6.5.18

STRIKING THAT BALANCE.

My extended hiatus from social media has been refreshing, instructive, and I did get some serious reading done.  There's likely enough stuff going on to provide plenty of content for the next month or so.  We'll start with Book Review No. 9, getting back to an area of work I have neglected since mid-February, featuring Amy Chua's Political Tribes: Group Instinct and the Fate of Nations.  Her thesis is straightforward, laid out in the first paragraph.  "[T]he tribal instinct is not just an instinct to belong.  It is also an instinct to exclude."  Or, as we would have it, "being receptive to mutually beneficial interactions with people who are in some way different also confers evolutionary advantages, and strategies that are safe for new adopters can be more robust than strategies that exclude all but old adopters"

What's bothering Professor Chua is that those tribal instincts have been present in places such as Vietnam and Iraq, where United States interventions turned out badly, and they might be emerging in the United States itself, where she characterizes the United States as a "super-group."  In her scheme, "a super-group is a distinctive kind of group: one in which membership is open to individuals from all different backgrounds ... .  Even more fundamentally, a super-group does not require its members to shed or suppress their sub-group identities.  On the contrary, it allows those subgroup identities to thrive, even as individuals are bound together by a strong, overarching collective identity."

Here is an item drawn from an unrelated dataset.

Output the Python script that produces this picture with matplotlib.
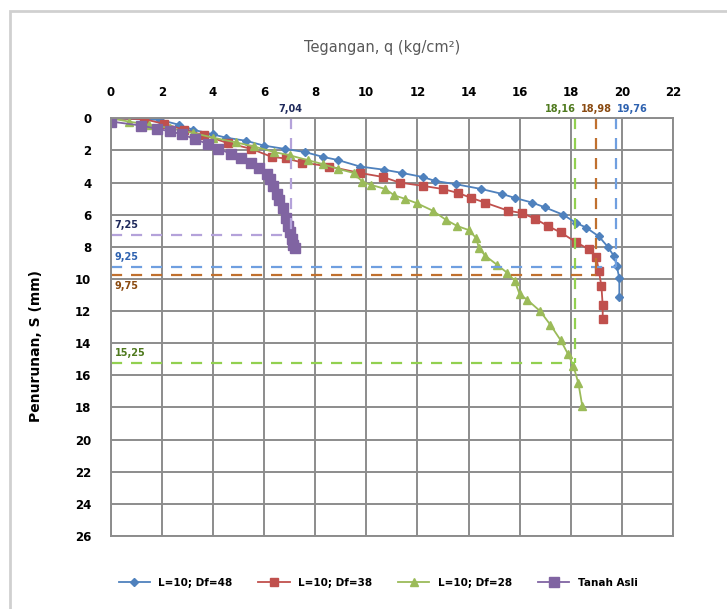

It is a shame that Professor Chua does not rely on social scientific work in constructing her argument: it sounds much like, yet differs subtly from, a long-standing view of the United States as fundamentally an ideological nation in which people enjoy a great deal of individual autonomy provided they adhere to the general principles of equality before the law written into the Constitution and the Declaration of Independence.  Or, again, as we would have it, "give these kids an America to buy into, and an America that buys into these kids, and we'll be OK."

Unfortunately, what she sees happening in the United States is a variation on the tribal politics she has previously studied elsewhere, in which a "market-dominant minority" (her term: it overlaps but is not identical with Thomas Sowell's "middleman minority") appears to be rigging the system or dominating commerce to its own benefit and to the disadvantage of others less fortunate.  Think overseas Chinese in Malaysia or Indian merchants in Uganda and now consider Chinese merchants in Vietnam, something that might have been on her mind for years, or Venezuelans of primarily Castilian origins.

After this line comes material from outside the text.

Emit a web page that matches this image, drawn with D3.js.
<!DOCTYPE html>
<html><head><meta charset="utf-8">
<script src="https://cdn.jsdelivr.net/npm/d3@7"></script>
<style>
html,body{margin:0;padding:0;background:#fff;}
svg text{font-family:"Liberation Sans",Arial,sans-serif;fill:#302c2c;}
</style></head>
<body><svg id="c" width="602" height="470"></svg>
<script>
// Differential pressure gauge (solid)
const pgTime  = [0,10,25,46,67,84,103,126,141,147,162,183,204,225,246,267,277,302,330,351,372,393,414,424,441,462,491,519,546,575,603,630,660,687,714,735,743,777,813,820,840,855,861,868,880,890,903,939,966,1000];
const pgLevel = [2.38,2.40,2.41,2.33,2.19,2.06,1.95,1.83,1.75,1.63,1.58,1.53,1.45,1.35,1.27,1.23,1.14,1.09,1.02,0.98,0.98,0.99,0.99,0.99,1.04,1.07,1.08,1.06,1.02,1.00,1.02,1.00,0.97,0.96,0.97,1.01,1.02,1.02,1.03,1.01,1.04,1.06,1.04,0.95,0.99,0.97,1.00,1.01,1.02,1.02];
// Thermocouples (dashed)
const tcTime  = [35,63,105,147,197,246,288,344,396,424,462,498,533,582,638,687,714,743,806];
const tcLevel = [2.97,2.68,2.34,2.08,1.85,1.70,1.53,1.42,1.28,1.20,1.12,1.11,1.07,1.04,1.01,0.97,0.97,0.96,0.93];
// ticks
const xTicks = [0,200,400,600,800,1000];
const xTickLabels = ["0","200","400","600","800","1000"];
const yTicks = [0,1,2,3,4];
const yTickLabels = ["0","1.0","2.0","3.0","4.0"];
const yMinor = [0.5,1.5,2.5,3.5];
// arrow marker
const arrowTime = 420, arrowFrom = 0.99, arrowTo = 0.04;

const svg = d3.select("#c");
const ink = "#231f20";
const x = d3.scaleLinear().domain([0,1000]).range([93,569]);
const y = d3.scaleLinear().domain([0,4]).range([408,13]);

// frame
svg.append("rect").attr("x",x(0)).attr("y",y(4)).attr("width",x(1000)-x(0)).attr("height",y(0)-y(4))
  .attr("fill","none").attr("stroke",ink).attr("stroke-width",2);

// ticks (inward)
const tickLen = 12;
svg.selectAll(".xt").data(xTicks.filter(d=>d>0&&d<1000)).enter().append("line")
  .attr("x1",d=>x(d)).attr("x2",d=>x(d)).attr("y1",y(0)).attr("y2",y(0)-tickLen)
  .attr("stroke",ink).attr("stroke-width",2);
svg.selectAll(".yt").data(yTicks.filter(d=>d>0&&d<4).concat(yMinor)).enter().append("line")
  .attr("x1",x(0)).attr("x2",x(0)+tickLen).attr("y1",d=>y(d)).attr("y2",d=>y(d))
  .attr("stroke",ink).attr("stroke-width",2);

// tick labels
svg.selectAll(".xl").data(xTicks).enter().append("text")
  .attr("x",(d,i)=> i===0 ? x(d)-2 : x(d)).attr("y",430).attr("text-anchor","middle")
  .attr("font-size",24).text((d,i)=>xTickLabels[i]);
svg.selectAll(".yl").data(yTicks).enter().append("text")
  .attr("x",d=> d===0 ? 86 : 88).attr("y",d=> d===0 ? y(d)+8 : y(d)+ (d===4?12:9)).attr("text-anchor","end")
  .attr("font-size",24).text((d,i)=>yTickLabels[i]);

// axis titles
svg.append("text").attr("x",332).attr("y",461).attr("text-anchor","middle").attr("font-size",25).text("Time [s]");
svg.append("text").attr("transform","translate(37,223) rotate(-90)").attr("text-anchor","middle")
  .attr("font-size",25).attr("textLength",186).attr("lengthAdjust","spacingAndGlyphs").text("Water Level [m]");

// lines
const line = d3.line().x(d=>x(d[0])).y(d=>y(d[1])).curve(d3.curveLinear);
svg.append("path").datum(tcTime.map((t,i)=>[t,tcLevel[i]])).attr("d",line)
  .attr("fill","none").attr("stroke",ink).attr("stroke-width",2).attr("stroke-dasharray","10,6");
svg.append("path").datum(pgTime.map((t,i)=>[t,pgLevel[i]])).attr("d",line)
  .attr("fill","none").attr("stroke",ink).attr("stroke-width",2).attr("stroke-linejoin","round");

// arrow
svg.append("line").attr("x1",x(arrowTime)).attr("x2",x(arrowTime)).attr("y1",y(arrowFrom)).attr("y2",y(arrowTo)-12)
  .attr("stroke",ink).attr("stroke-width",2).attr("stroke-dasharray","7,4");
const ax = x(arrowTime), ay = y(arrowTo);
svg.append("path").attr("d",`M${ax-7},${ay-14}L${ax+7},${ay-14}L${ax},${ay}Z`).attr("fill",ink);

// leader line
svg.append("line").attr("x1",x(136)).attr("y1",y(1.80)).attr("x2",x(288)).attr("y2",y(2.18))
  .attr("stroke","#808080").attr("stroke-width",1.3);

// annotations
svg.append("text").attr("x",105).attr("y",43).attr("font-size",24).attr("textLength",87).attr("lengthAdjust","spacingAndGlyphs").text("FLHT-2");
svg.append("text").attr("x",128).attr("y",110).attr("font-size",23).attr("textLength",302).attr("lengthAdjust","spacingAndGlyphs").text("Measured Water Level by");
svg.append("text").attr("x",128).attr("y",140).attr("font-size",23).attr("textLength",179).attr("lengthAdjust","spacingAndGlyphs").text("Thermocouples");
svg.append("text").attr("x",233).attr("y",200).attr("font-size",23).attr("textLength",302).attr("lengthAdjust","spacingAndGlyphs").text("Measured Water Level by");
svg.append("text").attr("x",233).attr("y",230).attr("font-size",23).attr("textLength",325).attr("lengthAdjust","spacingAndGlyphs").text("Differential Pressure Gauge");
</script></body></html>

Her argument suggests that a market-dominant minority might be defined by shared aesthetics, rather than shared religion (the Sunni running Iraq) or ancestry (overseas Chinese, Jews) and that might be what's happening in the United States.  Page 6: "America's elites today, especially progressive ones, often don't realize how judgmental they are.  They disdain tacky [c.q.] things, and, not coincidentally, those tacky things -- fake tans, big hair, pro wrestling, chrome bull testicles hanging from the back of a big truck -- are usually associated with lower-income Americans."

In typical United States fashion, though, membership in the Credentialed Elite is open to anyone who buys into the right ideas and rocks the right status markers -- Ivy degrees, wine cellars, hybrid cars, soccer -- although, she argues, that membership is being harder to earn.  Once more, as we would have it, "accidental hegemony and of social development being somewhat messier than any one policymaker or committee of policymakers could control."  Now mix a tussle among Normals and cosmopolitans with a changing demographic in which the old ethnic spoils system of the big cities breaks down, and conditions in the United States could get very bad, very quickly.  Or not, as she concludes with a number of anecdotes, from her own experience at Yale and from conversations with others, in which people make efforts to work with each other despite the differences that ought render their methodologies incommensurable or their differences irreconcilable.

The endnotes to Political Tribe might reward careful study.  Professor Chua is evidently one of Yale Law's public intellectuals: for all her writing over the years about tribal interaction, her academic website makes no reference to technical writing.  She has, however, consulted and made reference to technical work in social psychology and politics, and there might be opportunities for further research in engaging the controversies she leaves open.